The 5 million-square-foot (465,000-square-meter), diamond-shaped Lithium-ion battery factory is built with renewable energy in mind especially solar. The building will generate all the electricity it needs. Take a look at the Tesla Gigafactory below and notice especially how the roof is covered by Photovoltaic panels!

Tesla Gigaffactory Did you notice the windmills too? Photo: Teslamotors.com

Tesla Gigaffactory
Did you notice the windmills too?
Photo: Teslamotors.com

 

United States Involvement in the Gigafactory: Any lesson for Nigeria?

Perhaps the commonest thing about the United States and Nigeria is need for renewable energy. Of course, the United States is a developed country and Nigeria and Africa by extension is way behind them in the utilization of the several ways Renewable energy can contribute the nation’s economy and increase the average standard of living of the people.

But Nigeria as an African economic power must learn to catch up fast with what is already working in other countries.

 

For example, let’s look at the Government’s involvement in the establishment of the Tesla Gigafactory, although Tesla Motors Inc. is a privately owned company.

 

As I wrote earlier on, the Tesla Gigafactory is cited in the state of Nevada. In 2014, Bloomberg Business News reported that The Nevada State Government has agreed to offer a whopping $1.3 billion in tax incentives to build the world’s largest lithium-ion battery plant in their state. In addition, Bloomberg wrote:

 

“Tesla would pay no sales taxes for 20 years and no property or business taxes for 10 years. It also would receive $195 million of tax credits over 20 years.”

 

The question remains: “Why would a State Government spend so much resource just to get a private investor to cite a factory in his state?”

 

The answer isn’t quite farfetched. The Tesla Gigafactory was estimated to employ about 6,500 people and Nevada state Governor, Brian Sandoval estimated that Nevada would enjoy $100 billion in economic benefit over two decades from the construction of this factory –Quite a huge benefit on the short and long-run to the government, isn’t it?

 

Now bringing this down to our country Nigeria, you will quite appreciate the fact that we need more jobs in Nigeria than the United States by far, our government also critically needs more sources of revenue than the United states.
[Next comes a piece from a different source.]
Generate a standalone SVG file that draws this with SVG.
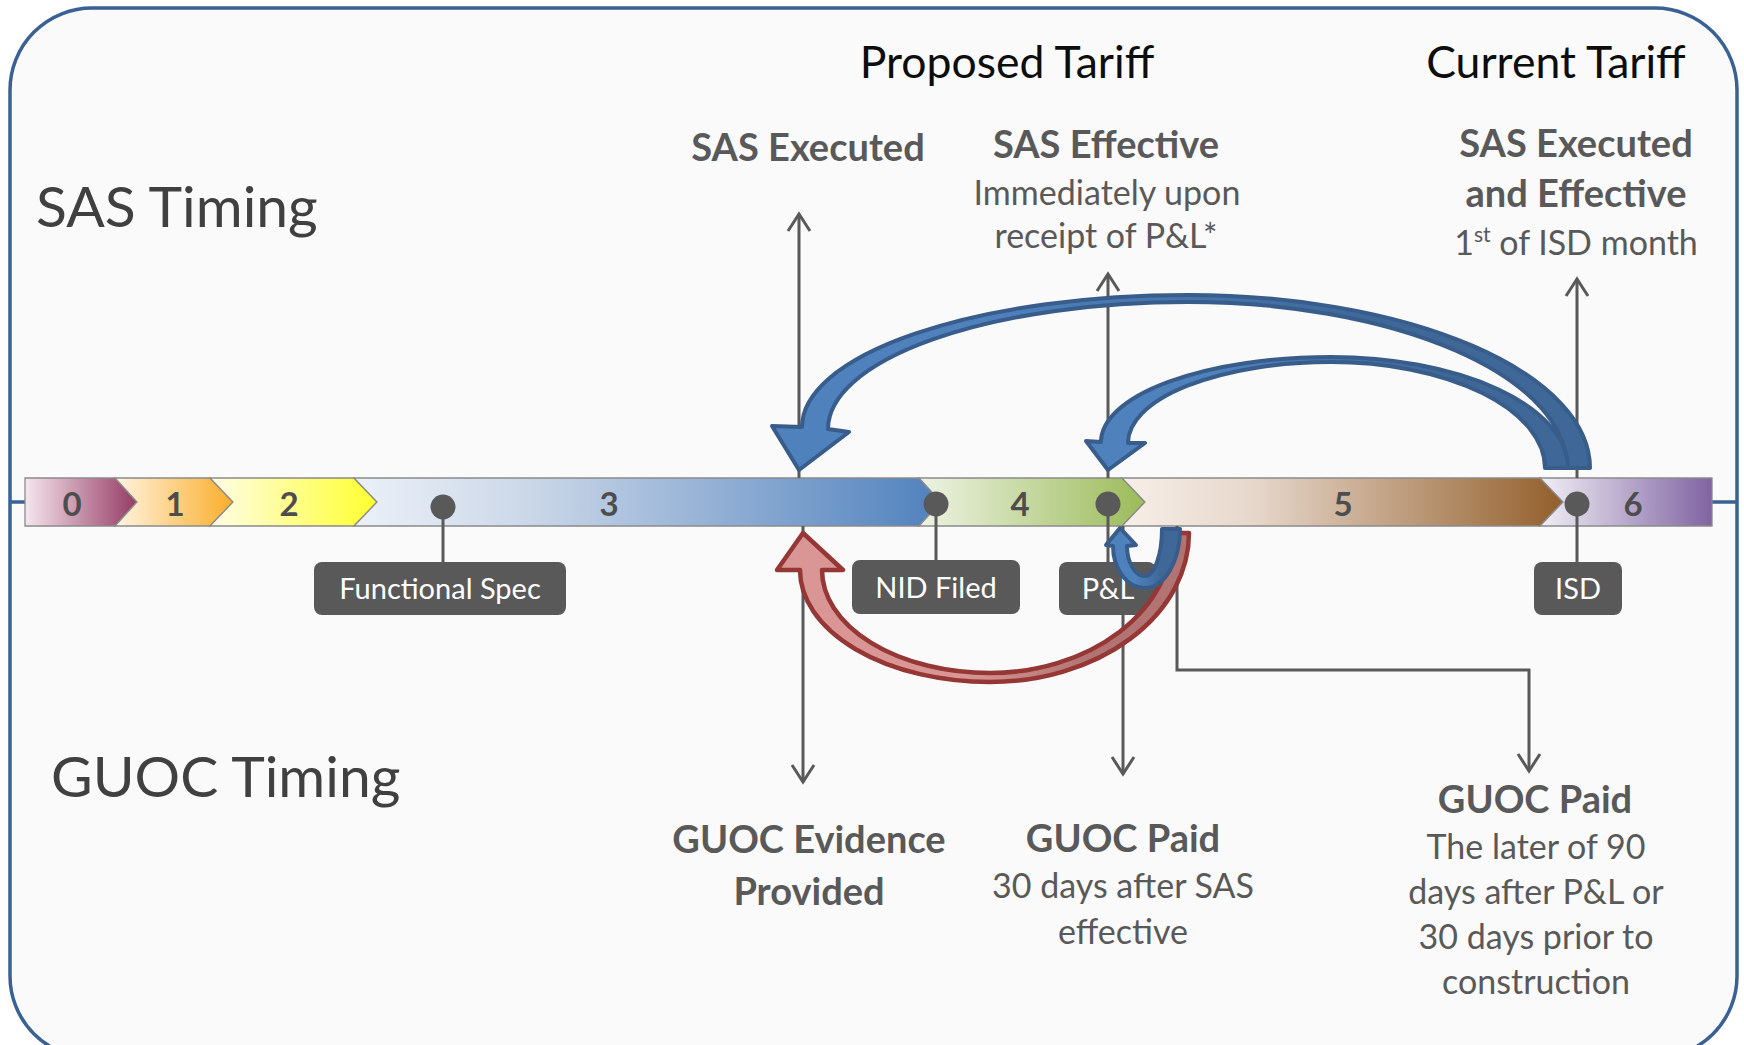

According to a Thisday publication on the unemployment rate in Nigeria in the first quarter of 2015:

 

“Accordingly 44.3 per cent of Nigerians in the labour force (not entire population) aged 15 to 24 were either unemployed or underemployed; while another 25.9 per cent aged 25 to 34 were either unemployed or under employed in Q1 2015.”
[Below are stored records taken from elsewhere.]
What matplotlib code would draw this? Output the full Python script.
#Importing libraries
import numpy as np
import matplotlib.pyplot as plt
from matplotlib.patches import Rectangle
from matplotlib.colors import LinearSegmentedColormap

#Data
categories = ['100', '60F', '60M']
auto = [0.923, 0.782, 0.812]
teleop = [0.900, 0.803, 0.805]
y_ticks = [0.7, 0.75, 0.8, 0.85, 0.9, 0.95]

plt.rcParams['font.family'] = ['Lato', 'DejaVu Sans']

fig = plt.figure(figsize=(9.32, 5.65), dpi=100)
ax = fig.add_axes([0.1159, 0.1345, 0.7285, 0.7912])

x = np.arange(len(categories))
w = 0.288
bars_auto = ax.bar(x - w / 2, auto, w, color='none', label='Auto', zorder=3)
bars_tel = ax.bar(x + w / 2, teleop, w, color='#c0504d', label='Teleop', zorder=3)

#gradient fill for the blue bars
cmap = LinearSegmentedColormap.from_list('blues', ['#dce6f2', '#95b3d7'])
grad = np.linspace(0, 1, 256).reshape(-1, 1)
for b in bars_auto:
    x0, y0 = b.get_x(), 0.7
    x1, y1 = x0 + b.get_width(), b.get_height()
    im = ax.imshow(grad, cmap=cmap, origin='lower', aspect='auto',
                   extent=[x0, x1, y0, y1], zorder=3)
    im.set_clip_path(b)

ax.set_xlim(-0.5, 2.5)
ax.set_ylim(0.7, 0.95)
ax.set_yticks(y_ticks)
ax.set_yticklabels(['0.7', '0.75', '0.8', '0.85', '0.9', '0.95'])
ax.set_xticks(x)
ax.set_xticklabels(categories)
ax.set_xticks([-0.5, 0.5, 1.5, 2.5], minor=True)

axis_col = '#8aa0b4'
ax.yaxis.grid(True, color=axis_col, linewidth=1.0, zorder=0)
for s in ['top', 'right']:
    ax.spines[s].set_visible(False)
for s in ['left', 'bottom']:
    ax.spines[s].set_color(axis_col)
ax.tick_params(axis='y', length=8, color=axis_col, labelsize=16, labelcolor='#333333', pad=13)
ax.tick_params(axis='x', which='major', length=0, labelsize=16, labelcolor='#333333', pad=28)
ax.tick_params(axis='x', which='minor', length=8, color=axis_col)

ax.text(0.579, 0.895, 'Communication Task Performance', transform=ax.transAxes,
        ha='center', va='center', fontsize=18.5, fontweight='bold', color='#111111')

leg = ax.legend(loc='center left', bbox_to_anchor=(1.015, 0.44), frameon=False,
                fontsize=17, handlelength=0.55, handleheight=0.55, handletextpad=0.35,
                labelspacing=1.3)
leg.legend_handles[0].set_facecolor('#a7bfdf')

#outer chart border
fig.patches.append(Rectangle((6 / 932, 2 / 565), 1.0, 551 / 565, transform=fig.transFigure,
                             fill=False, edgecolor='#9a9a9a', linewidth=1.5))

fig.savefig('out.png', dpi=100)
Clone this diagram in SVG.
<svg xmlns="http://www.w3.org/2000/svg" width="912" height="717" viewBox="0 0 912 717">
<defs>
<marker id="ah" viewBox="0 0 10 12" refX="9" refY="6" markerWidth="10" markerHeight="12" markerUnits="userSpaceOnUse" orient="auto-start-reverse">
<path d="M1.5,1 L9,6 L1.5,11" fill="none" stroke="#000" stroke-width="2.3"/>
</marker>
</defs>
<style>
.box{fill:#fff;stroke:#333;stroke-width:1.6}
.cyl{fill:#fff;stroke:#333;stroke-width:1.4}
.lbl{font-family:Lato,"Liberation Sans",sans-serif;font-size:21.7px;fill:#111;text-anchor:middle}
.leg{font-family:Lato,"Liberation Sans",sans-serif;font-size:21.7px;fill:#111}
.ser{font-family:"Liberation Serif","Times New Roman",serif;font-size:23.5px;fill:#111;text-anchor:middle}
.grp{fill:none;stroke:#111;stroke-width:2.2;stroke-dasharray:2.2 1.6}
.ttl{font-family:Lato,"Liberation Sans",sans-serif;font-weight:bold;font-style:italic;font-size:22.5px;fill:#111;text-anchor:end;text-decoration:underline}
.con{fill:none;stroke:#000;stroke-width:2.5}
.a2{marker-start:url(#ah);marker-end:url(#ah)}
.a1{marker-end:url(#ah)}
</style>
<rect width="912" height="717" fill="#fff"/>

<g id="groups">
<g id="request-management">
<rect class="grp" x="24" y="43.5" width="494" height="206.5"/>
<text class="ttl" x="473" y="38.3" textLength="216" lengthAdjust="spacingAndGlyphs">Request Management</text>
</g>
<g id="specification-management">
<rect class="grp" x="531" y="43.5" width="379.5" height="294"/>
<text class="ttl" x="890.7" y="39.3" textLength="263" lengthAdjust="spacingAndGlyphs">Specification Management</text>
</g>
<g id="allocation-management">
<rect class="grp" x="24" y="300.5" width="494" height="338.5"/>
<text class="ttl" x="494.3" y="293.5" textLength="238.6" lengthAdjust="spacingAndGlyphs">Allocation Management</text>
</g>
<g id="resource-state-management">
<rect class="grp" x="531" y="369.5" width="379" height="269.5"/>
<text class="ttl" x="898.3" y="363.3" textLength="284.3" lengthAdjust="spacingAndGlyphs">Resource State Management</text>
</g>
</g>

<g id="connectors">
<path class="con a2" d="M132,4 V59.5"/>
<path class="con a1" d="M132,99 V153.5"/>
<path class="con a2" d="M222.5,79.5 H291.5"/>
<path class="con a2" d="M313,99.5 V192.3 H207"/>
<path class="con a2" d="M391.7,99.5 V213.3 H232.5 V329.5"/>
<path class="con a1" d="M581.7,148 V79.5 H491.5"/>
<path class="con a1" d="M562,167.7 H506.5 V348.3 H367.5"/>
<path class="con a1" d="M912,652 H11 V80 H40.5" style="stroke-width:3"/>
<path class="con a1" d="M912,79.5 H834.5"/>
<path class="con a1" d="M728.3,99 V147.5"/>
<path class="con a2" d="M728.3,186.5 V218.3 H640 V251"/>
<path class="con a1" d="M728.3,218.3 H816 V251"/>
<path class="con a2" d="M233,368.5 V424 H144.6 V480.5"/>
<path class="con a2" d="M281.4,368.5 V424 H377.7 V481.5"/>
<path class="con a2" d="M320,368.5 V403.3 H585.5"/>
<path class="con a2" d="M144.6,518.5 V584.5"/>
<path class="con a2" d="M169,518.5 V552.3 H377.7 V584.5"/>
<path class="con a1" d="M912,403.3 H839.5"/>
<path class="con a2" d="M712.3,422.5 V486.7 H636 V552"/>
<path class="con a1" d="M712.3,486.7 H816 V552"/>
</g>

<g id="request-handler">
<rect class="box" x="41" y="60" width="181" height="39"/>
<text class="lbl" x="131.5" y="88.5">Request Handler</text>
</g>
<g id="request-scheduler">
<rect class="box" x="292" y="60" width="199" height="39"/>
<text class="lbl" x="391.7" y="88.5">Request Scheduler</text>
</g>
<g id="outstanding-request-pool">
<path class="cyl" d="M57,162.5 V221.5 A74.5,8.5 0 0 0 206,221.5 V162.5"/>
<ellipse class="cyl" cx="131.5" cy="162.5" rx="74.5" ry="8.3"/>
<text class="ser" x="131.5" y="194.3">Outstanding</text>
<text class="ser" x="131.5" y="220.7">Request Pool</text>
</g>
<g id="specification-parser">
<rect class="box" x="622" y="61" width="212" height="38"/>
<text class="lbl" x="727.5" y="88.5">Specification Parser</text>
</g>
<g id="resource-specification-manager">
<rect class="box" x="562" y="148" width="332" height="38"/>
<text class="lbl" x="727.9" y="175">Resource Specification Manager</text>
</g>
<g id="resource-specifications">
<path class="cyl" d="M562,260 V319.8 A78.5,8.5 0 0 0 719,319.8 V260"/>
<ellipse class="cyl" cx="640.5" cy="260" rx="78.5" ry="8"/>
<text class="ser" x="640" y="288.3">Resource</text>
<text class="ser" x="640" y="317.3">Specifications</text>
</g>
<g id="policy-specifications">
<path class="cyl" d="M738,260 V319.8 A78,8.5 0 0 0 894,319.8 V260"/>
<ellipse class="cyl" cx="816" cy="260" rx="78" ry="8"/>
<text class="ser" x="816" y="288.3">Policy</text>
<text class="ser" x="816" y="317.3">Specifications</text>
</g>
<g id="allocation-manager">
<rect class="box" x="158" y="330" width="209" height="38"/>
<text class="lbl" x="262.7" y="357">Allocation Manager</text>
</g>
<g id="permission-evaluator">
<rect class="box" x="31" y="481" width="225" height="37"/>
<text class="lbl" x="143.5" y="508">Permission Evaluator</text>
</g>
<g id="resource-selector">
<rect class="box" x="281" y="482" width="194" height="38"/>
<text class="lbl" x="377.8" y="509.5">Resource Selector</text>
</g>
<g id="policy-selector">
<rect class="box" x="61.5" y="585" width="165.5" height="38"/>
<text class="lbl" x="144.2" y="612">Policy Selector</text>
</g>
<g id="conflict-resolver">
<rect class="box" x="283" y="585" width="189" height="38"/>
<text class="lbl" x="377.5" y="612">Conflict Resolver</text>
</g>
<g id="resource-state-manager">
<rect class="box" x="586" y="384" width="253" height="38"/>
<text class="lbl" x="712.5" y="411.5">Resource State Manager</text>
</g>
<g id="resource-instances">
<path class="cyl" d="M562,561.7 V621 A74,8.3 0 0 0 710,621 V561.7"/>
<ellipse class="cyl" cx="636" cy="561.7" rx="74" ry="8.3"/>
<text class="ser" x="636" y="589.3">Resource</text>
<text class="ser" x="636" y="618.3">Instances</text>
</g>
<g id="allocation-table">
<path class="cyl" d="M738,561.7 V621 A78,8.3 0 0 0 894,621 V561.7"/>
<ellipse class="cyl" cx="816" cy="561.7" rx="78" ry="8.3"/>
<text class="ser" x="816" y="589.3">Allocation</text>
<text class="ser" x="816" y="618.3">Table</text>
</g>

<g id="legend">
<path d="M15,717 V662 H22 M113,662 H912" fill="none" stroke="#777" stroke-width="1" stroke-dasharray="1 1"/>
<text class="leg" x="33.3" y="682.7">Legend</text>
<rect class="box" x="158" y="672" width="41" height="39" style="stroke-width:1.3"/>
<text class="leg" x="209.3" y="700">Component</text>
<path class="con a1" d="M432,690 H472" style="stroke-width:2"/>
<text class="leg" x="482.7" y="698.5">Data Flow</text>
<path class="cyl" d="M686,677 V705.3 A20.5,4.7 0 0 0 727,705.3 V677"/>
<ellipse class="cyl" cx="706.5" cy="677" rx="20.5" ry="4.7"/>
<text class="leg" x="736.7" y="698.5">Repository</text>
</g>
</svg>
Such high unemployment figures as above simply means that the Nigeria government must strive to ensure that private sector involvement is very much encouraged. Nigeria must borrow a leaf from the United States and the Nevada state government to ensure that the private sector that ultimately generates employment opportunities for the people and additional revenue to the government are well protected and nurtured from infancy until they can solidly stand.